| What the exercise asks |
Give an exact transcription of every line, dropping the images.
* * * * * * * * *
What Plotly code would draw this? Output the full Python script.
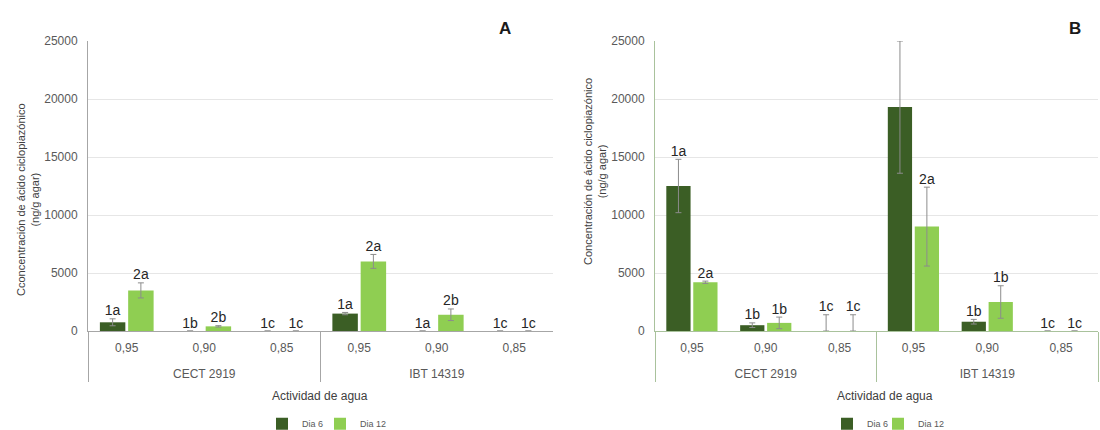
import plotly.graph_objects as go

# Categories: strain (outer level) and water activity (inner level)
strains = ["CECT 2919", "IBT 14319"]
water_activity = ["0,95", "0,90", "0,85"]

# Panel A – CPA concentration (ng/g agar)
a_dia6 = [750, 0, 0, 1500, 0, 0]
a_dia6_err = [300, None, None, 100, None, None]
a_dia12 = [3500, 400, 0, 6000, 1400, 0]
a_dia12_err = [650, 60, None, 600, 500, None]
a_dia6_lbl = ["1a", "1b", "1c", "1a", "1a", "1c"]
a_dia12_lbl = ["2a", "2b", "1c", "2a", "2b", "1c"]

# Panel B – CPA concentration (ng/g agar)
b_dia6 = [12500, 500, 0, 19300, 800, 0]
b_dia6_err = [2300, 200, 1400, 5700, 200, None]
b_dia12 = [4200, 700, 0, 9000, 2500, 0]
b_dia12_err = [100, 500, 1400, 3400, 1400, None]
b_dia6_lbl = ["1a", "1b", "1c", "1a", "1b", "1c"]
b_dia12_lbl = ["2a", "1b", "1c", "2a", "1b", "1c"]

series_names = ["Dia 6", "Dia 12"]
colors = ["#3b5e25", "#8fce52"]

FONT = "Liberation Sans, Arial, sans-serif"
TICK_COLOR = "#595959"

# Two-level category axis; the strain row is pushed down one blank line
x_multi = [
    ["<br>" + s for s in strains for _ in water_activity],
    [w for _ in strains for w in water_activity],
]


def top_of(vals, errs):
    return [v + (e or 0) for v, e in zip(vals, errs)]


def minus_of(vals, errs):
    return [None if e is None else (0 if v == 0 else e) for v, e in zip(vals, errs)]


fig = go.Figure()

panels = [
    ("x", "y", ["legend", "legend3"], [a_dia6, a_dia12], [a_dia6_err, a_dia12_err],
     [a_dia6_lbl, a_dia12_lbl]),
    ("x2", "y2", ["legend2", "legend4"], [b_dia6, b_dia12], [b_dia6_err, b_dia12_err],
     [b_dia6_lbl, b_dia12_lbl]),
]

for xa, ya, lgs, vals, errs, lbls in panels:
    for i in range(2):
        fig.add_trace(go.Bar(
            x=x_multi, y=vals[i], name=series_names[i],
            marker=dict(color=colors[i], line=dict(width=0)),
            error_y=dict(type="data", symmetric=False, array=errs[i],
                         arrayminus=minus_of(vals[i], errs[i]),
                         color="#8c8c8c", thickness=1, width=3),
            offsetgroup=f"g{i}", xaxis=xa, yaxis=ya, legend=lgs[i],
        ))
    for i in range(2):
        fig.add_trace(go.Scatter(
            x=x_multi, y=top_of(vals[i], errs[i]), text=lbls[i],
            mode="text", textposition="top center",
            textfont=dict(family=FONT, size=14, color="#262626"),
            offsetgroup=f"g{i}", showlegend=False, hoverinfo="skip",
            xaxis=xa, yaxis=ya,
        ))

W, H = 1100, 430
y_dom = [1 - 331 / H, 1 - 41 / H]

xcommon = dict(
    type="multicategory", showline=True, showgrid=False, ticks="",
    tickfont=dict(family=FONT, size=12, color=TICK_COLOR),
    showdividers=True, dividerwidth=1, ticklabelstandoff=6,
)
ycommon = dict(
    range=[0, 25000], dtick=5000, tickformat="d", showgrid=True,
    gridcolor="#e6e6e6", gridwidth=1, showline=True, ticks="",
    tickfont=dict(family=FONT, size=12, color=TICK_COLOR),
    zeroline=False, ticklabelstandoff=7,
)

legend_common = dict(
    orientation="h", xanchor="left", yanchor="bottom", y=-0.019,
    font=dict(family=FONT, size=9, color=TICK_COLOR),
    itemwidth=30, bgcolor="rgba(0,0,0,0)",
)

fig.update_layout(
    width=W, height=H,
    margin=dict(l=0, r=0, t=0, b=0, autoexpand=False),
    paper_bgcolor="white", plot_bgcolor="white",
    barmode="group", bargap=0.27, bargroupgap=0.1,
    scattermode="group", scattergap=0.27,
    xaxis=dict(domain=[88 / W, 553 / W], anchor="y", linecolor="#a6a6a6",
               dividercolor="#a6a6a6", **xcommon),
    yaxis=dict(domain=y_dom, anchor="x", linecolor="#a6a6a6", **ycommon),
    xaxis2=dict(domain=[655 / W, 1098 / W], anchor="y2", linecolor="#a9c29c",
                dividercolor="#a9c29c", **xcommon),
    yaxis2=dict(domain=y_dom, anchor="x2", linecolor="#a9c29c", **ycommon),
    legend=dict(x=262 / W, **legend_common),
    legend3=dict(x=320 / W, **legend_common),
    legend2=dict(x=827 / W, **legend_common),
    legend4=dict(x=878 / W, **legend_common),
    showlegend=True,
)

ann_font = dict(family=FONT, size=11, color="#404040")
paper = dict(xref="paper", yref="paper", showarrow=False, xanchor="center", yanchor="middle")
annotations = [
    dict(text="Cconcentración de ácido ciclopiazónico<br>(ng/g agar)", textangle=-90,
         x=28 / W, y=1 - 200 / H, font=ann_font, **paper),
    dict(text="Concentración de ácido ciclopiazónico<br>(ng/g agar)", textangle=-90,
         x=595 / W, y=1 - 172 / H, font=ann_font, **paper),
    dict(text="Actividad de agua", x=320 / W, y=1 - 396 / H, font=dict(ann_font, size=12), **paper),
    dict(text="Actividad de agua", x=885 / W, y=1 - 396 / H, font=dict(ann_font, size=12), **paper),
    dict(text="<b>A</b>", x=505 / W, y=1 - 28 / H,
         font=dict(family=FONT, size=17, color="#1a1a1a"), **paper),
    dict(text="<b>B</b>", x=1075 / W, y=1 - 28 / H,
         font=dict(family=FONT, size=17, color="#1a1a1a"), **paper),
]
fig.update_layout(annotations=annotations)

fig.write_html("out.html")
* * * * * * * * *
| Complete output |
What Plotly code would draw this? Output the full Python script.
import plotly.graph_objects as go

# Categories: strain (outer level) and water activity (inner level)
strains = ["CECT 2919", "IBT 14319"]
water_activity = ["0,95", "0,90", "0,85"]

# Panel A – CPA concentration (ng/g agar)
a_dia6 = [750, 0, 0, 1500, 0, 0]
a_dia6_err = [300, None, None, 100, None, None]
a_dia12 = [3500, 400, 0, 6000, 1400, 0]
a_dia12_err = [650, 60, None, 600, 500, None]
a_dia6_lbl = ["1a", "1b", "1c", "1a", "1a", "1c"]
a_dia12_lbl = ["2a", "2b", "1c", "2a", "2b", "1c"]

# Panel B – CPA concentration (ng/g agar)
b_dia6 = [12500, 500, 0, 19300, 800, 0]
b_dia6_err = [2300, 200, 1400, 5700, 200, None]
b_dia12 = [4200, 700, 0, 9000, 2500, 0]
b_dia12_err = [100, 500, 1400, 3400, 1400, None]
b_dia6_lbl = ["1a", "1b", "1c", "1a", "1b", "1c"]
b_dia12_lbl = ["2a", "1b", "1c", "2a", "1b", "1c"]

series_names = ["Dia 6", "Dia 12"]
colors = ["#3b5e25", "#8fce52"]

FONT = "Liberation Sans, Arial, sans-serif"
TICK_COLOR = "#595959"

# Two-level category axis; the strain row is pushed down one blank line
x_multi = [
    ["<br>" + s for s in strains for _ in water_activity],
    [w for _ in strains for w in water_activity],
]


def top_of(vals, errs):
    return [v + (e or 0) for v, e in zip(vals, errs)]


def minus_of(vals, errs):
    return [None if e is None else (0 if v == 0 else e) for v, e in zip(vals, errs)]


fig = go.Figure()

panels = [
    ("x", "y", ["legend", "legend3"], [a_dia6, a_dia12], [a_dia6_err, a_dia12_err],
     [a_dia6_lbl, a_dia12_lbl]),
    ("x2", "y2", ["legend2", "legend4"], [b_dia6, b_dia12], [b_dia6_err, b_dia12_err],
     [b_dia6_lbl, b_dia12_lbl]),
]

for xa, ya, lgs, vals, errs, lbls in panels:
    for i in range(2):
        fig.add_trace(go.Bar(
            x=x_multi, y=vals[i], name=series_names[i],
            marker=dict(color=colors[i], line=dict(width=0)),
            error_y=dict(type="data", symmetric=False, array=errs[i],
                         arrayminus=minus_of(vals[i], errs[i]),
                         color="#8c8c8c", thickness=1, width=3),
            offsetgroup=f"g{i}", xaxis=xa, yaxis=ya, legend=lgs[i],
        ))
    for i in range(2):
        fig.add_trace(go.Scatter(
            x=x_multi, y=top_of(vals[i], errs[i]), text=lbls[i],
            mode="text", textposition="top center",
            textfont=dict(family=FONT, size=14, color="#262626"),
            offsetgroup=f"g{i}", showlegend=False, hoverinfo="skip",
            xaxis=xa, yaxis=ya,
        ))

W, H = 1100, 430
y_dom = [1 - 331 / H, 1 - 41 / H]

xcommon = dict(
    type="multicategory", showline=True, showgrid=False, ticks="",
    tickfont=dict(family=FONT, size=12, color=TICK_COLOR),
    showdividers=True, dividerwidth=1, ticklabelstandoff=6,
)
ycommon = dict(
    range=[0, 25000], dtick=5000, tickformat="d", showgrid=True,
    gridcolor="#e6e6e6", gridwidth=1, showline=True, ticks="",
    tickfont=dict(family=FONT, size=12, color=TICK_COLOR),
    zeroline=False, ticklabelstandoff=7,
)

legend_common = dict(
    orientation="h", xanchor="left", yanchor="bottom", y=-0.019,
    font=dict(family=FONT, size=9, color=TICK_COLOR),
    itemwidth=30, bgcolor="rgba(0,0,0,0)",
)

fig.update_layout(
    width=W, height=H,
    margin=dict(l=0, r=0, t=0, b=0, autoexpand=False),
    paper_bgcolor="white", plot_bgcolor="white",
    barmode="group", bargap=0.27, bargroupgap=0.1,
    scattermode="group", scattergap=0.27,
    xaxis=dict(domain=[88 / W, 553 / W], anchor="y", linecolor="#a6a6a6",
               dividercolor="#a6a6a6", **xcommon),
    yaxis=dict(domain=y_dom, anchor="x", linecolor="#a6a6a6", **ycommon),
    xaxis2=dict(domain=[655 / W, 1098 / W], anchor="y2", linecolor="#a9c29c",
                dividercolor="#a9c29c", **xcommon),
    yaxis2=dict(domain=y_dom, anchor="x2", linecolor="#a9c29c", **ycommon),
    legend=dict(x=262 / W, **legend_common),
    legend3=dict(x=320 / W, **legend_common),
    legend2=dict(x=827 / W, **legend_common),
    legend4=dict(x=878 / W, **legend_common),
    showlegend=True,
)

ann_font = dict(family=FONT, size=11, color="#404040")
paper = dict(xref="paper", yref="paper", showarrow=False, xanchor="center", yanchor="middle")
annotations = [
    dict(text="Cconcentración de ácido ciclopiazónico<br>(ng/g agar)", textangle=-90,
         x=28 / W, y=1 - 200 / H, font=ann_font, **paper),
    dict(text="Concentración de ácido ciclopiazónico<br>(ng/g agar)", textangle=-90,
         x=595 / W, y=1 - 172 / H, font=ann_font, **paper),
    dict(text="Actividad de agua", x=320 / W, y=1 - 396 / H, font=dict(ann_font, size=12), **paper),
    dict(text="Actividad de agua", x=885 / W, y=1 - 396 / H, font=dict(ann_font, size=12), **paper),
    dict(text="<b>A</b>", x=505 / W, y=1 - 28 / H,
         font=dict(family=FONT, size=17, color="#1a1a1a"), **paper),
    dict(text="<b>B</b>", x=1075 / W, y=1 - 28 / H,
         font=dict(family=FONT, size=17, color="#1a1a1a"), **paper),
]
fig.update_layout(annotations=annotations)

fig.write_html("out.html")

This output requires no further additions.